Second, in excluding the appellant’s relationship with the testator from the categories of family members, the court ruled that the judge relied on and contributed to the “perpetuation of a now outmoded and exclusionary view of family.”

“Family relationships can exist when there is neither marriage nor a parent-child ancestral relationship,” Harvison Young wrote. “Unmarried couples of the opposite sex or same sex may be regarded as members of the same family for social or legal purposes.”

Third, given the uncontested evidence that the testator regarded the appellant as family, the court held that there appeared no reason not to affect her choice since testamentary freedom continues to operate as an underlying principle in the law.

 “Treating this will differently than it would have been treated had the testator and the appellant been romantic partners violates that principle unnecessarily by failing to give effect to the context as the testator saw it,” Harvison Young wrote.

Fourth, the court found that the judge’s decision “effectively ignored that courts have given effect to life interests to friends.”

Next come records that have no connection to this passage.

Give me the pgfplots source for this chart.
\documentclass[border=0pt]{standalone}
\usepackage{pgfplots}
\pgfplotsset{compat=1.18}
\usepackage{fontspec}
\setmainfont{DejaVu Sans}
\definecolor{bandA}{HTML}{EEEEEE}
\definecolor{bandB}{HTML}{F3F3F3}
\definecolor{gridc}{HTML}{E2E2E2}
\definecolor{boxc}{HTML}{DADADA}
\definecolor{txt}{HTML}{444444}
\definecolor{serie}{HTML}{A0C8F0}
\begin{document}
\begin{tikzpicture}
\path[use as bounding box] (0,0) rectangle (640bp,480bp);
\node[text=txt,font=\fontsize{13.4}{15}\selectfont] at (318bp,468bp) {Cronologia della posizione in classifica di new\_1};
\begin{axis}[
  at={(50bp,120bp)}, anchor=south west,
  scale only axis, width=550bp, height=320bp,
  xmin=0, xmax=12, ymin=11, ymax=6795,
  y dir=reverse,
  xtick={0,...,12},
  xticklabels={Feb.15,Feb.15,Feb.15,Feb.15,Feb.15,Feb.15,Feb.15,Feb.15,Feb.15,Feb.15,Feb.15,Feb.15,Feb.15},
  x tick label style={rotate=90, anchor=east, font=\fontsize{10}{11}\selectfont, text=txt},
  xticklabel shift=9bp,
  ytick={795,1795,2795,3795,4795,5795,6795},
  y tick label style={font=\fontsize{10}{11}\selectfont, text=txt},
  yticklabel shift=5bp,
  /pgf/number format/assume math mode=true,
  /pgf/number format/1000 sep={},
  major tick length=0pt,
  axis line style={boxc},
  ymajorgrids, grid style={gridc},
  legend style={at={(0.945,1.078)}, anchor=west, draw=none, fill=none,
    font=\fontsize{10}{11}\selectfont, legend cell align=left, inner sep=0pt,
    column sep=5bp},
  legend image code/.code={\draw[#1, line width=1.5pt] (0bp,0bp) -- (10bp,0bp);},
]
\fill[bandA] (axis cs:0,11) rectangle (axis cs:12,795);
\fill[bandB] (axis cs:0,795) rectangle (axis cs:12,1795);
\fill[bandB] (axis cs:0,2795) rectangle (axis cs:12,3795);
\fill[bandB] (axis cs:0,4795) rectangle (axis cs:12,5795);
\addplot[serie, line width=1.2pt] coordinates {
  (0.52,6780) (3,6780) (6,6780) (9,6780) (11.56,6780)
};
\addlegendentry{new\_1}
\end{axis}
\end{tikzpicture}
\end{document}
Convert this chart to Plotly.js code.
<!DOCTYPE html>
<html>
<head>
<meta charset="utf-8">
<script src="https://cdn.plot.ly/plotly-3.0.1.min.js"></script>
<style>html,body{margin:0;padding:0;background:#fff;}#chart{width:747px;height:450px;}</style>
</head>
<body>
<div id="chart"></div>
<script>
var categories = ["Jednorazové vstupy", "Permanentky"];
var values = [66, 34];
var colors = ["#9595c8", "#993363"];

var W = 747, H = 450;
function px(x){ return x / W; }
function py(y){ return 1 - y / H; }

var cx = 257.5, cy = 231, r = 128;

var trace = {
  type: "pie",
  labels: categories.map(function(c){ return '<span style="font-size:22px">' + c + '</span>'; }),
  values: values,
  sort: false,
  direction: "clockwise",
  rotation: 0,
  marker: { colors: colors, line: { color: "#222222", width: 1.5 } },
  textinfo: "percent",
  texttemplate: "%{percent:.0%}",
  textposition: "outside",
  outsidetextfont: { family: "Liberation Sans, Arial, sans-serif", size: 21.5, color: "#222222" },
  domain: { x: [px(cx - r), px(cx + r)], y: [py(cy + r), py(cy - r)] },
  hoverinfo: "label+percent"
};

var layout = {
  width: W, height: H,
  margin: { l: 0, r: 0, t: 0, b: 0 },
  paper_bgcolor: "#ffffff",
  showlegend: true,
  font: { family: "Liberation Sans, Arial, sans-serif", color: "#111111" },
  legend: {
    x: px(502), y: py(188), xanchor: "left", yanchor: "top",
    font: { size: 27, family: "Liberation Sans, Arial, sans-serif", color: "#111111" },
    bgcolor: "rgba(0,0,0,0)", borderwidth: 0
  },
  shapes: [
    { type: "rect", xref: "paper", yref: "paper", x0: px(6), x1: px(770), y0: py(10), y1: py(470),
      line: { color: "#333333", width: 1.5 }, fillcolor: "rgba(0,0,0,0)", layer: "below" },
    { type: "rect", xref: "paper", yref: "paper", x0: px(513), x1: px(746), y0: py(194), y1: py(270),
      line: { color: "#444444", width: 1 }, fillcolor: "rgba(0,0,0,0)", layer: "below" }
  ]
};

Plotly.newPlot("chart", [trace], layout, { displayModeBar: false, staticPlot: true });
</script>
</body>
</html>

“In this modern age, there is no basis for any presumption favouring a license rather than a life interest when the intended beneficiary is a friend,” Harvison Young wrote.

However, the court had not seen any error in the judge’s conclusion that the terms created a condition subsequent and that the condition was void for uncertainty.

The court said that given her knowledge that the applicant would not be living in the house due to his employment outside London, the evidence supported the premise that the testator contemplated that the terms were after the vesting of the gift.

“Accordingly, the condition must be construed as a condition subsequent because she could not have intended that her gift would come to its natural end as soon as it vested,” Harvison Young wrote.

The court concluded that the condition subsequent was not integral to the interest granted to the appellant, and therefore, the gift “survives free and clear of any condition.”